Input material:
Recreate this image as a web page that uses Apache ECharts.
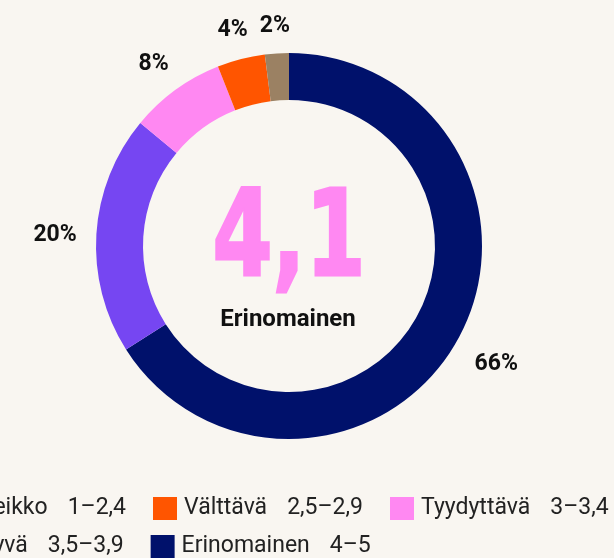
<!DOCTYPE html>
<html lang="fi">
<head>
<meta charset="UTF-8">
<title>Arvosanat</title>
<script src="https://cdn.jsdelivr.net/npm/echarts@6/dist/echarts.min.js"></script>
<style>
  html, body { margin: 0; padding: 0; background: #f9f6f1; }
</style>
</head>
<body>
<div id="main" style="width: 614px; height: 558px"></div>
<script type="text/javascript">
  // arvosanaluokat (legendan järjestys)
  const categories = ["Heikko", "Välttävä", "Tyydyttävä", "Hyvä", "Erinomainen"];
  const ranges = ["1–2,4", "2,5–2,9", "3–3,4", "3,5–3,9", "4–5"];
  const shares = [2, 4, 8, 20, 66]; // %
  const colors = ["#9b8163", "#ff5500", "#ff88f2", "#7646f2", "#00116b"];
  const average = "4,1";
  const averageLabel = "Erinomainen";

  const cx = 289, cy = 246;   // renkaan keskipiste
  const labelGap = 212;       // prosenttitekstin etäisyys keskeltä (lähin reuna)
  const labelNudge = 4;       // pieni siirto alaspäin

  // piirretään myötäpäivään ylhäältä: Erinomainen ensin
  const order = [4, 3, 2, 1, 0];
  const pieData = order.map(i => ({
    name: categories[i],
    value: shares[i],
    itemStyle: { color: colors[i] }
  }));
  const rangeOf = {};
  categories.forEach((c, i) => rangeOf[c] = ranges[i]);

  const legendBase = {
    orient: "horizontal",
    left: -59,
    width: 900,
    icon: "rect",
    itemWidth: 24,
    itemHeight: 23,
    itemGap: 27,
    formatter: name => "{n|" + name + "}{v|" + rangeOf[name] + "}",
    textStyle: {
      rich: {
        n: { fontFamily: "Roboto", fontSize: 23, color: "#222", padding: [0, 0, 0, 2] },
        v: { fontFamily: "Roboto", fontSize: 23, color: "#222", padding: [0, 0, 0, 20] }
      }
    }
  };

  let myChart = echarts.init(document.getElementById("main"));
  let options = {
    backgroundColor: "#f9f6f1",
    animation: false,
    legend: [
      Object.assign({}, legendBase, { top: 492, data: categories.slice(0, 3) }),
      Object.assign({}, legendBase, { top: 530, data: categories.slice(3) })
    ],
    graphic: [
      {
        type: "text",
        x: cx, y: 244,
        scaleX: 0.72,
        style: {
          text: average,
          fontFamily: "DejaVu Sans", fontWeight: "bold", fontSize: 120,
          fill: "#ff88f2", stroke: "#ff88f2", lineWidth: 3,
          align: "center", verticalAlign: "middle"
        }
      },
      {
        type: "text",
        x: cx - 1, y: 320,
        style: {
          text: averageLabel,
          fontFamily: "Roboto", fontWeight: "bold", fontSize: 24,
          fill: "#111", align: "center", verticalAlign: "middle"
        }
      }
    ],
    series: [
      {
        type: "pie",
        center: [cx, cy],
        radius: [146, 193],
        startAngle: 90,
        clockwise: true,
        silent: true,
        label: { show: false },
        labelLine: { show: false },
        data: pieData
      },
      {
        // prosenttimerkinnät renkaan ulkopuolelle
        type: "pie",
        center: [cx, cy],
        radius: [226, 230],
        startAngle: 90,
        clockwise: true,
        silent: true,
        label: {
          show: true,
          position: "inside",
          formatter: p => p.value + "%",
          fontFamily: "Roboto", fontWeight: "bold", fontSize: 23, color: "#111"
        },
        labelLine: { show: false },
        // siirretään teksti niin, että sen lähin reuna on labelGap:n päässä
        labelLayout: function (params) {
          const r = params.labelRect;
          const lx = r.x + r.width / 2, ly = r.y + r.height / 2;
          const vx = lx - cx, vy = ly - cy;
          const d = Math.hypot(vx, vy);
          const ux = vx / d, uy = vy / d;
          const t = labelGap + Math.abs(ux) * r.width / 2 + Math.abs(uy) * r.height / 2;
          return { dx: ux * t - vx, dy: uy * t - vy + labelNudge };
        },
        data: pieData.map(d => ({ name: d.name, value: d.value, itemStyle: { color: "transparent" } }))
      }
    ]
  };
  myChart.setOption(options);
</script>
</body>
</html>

* * *

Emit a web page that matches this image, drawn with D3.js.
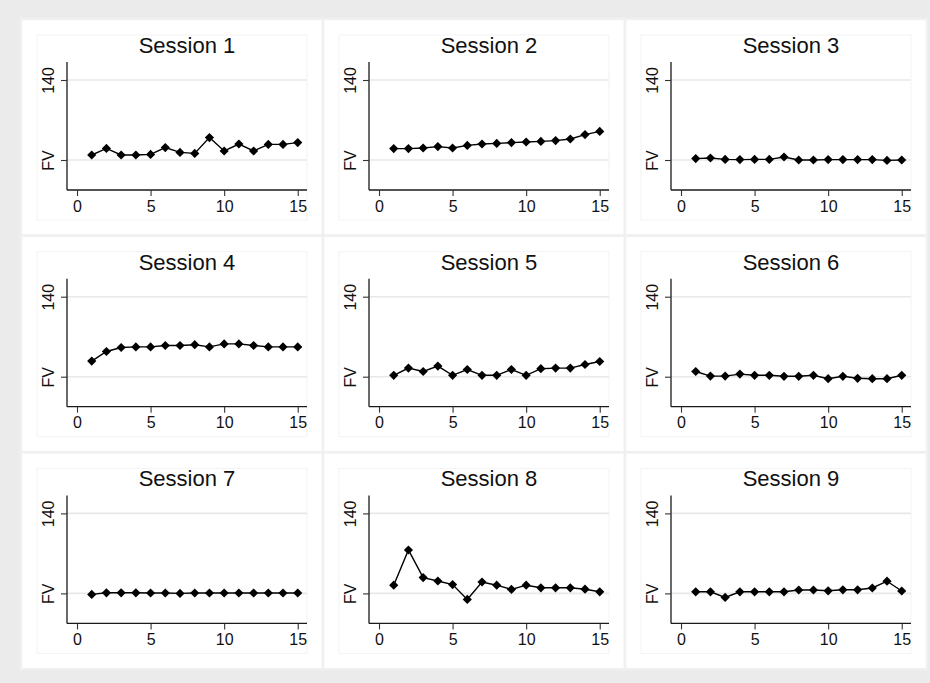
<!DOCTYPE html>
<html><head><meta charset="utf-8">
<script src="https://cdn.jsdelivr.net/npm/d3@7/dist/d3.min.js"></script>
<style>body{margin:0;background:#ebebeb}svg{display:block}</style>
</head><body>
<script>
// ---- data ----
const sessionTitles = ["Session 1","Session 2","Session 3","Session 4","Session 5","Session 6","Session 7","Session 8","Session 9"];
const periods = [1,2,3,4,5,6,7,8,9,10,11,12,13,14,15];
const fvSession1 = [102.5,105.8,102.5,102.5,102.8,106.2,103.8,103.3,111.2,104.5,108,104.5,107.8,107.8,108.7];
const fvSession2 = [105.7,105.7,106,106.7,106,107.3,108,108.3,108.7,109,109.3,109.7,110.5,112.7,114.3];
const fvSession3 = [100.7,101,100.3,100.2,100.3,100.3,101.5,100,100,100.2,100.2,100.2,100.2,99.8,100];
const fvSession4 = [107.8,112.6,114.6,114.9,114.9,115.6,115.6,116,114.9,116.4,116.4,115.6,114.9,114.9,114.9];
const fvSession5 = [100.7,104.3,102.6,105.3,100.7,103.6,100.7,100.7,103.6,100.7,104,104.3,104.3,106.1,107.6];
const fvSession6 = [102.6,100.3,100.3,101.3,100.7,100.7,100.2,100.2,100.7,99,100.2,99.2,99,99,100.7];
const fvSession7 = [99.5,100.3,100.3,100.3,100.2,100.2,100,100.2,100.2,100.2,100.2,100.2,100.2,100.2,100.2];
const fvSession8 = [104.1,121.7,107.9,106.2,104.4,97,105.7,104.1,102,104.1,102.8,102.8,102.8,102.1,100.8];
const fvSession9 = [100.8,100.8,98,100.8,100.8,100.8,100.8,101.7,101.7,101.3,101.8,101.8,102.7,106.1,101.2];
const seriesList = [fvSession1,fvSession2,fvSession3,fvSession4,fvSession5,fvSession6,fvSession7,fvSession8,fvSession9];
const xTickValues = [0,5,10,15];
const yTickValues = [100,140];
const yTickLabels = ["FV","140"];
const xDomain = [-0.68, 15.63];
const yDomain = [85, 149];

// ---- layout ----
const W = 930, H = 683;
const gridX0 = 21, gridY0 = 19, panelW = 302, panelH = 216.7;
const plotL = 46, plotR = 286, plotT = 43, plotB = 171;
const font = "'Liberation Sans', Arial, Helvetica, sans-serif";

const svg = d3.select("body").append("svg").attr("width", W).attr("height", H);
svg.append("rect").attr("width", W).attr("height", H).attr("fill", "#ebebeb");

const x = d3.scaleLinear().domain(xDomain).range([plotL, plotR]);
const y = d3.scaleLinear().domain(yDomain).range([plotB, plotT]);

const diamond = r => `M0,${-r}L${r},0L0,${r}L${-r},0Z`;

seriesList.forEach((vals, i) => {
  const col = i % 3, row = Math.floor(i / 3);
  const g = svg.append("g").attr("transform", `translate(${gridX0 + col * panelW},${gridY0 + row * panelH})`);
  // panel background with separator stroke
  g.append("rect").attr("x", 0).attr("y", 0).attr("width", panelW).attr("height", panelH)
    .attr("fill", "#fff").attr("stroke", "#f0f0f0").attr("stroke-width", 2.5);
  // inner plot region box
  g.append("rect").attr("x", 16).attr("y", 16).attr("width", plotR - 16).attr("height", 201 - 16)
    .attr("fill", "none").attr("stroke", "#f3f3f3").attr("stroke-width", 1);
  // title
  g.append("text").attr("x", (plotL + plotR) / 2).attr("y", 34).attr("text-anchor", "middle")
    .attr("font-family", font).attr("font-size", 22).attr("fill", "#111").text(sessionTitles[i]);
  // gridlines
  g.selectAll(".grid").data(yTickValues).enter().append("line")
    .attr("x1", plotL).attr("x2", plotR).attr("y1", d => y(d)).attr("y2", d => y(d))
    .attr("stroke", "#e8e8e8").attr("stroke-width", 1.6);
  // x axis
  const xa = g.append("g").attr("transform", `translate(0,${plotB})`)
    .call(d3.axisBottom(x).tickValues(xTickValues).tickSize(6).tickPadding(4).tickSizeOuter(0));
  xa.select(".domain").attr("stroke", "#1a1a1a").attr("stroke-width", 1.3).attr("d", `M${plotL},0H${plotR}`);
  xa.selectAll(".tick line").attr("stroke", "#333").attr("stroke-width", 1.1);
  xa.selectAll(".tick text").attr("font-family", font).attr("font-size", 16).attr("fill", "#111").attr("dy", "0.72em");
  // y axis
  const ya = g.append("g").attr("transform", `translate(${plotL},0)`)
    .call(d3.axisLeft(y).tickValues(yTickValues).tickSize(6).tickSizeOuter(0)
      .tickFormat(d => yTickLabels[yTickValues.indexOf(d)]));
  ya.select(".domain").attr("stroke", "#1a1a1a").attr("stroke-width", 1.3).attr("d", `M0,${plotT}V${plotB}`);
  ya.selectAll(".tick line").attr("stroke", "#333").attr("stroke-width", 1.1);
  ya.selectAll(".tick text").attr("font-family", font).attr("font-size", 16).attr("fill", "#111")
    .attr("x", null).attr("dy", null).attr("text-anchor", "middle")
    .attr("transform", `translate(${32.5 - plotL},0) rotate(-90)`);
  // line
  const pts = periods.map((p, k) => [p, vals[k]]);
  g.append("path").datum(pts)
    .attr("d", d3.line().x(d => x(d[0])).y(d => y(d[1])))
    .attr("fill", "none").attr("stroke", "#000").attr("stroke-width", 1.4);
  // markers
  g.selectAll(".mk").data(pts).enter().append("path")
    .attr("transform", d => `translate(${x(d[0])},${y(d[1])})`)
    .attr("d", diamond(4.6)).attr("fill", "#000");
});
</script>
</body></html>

Aim: List all lines from the entries that include the word "with".

Task solution:
Emit a web page that matches this image, drawn with D3.js.
  // panel background with separator stroke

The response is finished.